Literary classics like The Odyssey, Journey to the West, The Epic of Gilgamesh, all of these ancient and powerful historic fantasies involved fight/action scenes straight out of a Michael Bay film. It’s just they are written in a poetic/lyrical way we forget that Beowulf fights a near unstoppable monster, and he then proceeds to thrash Grendel like it’s a WWE cage match.
Historic tradition, especially in the realm of crypto-history, often involved titanic battles. “They fought for seven days, the earth shifted, the tides howled, each plate rising and forming the basis for all of Greece. Thus, we give thanks to those Titans, whose blood flows in the earth, whose bodies give us support….” In classic mythology, these epic battle sequences are rarely detailed. They’re a paragraph at most, but they evoke/ “paint with words cliche” an image in the reader’s head. No, they burn that image into the reader’s memory.

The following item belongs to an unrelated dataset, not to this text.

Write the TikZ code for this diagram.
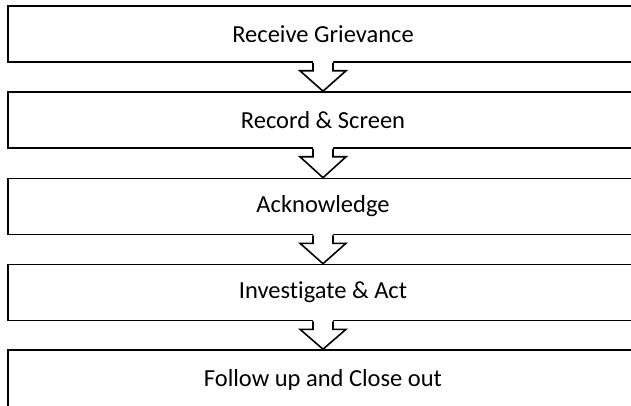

Hell, Lord of the Rings‘ The Battle of Helm’s Deep is still one of the best action sequences, both on paper and the big screen. It is a thoroughly epic, high stakes sequence. The entire sequence is so vivid, so epic, it’s straight out of the tradition of classic mythology. A desperate defense, an unstoppable orc assault, and when all hope seems lost…cue the Riders of Rohan and Gandalf storming from a hill above, flanking the orc army, and obliterating them. It is the essence of epic, written in painstakingly crafted prose, for that sole reaction.
Even if you’re writing an action sequence involving a semi-functional, ancient war machine fighting against 18th centuryesque mercenaries on horseback, using pew pew magic single shot rifles, if you treat the prose, the characters’ thoughts, the tension, with respect, with a consistent tone, with fear, with bravery, with all the good parts of an epic fantasy sequence, the rest will follow. All hope is lost, everyone is hunkered down, but then, rising from behind a cragged rock wall, the lone dumbass steps out. He’s got a plan, a desperate one, with the help of his band. He takes it on alone, scared out of his mind, knees shaking.
But he flies, running through the gaps in time, mana blowing holes in the earth, something completely insane to those witnessing it. He gets hit, a bullet to his leg, but adrenaline’s pumping. He jumps, lands on the hull, rips the pilot out, and proceeds to beat him in a slugfest. There’s silence, there’s hope….there’s joy.
And a myth is born, exaggerated, retold, rewoven, time and again.
If you treat the action sequence with a flippant tone, well, you get deflation. That’s an intentional choice. It works. It makes it funny, or it downplays heroism or badassery. If you treat it with reverence, with tension, with fear, it’s epic.
It’s fantasy. You can still have an over the top battle while still maintaining realistic characters and plots.
Sometimes, like a Burger King motto, you can have it both ways.
There’s a reason why we are still fascinated with the Chaoskampf. We are always slaying the dragon.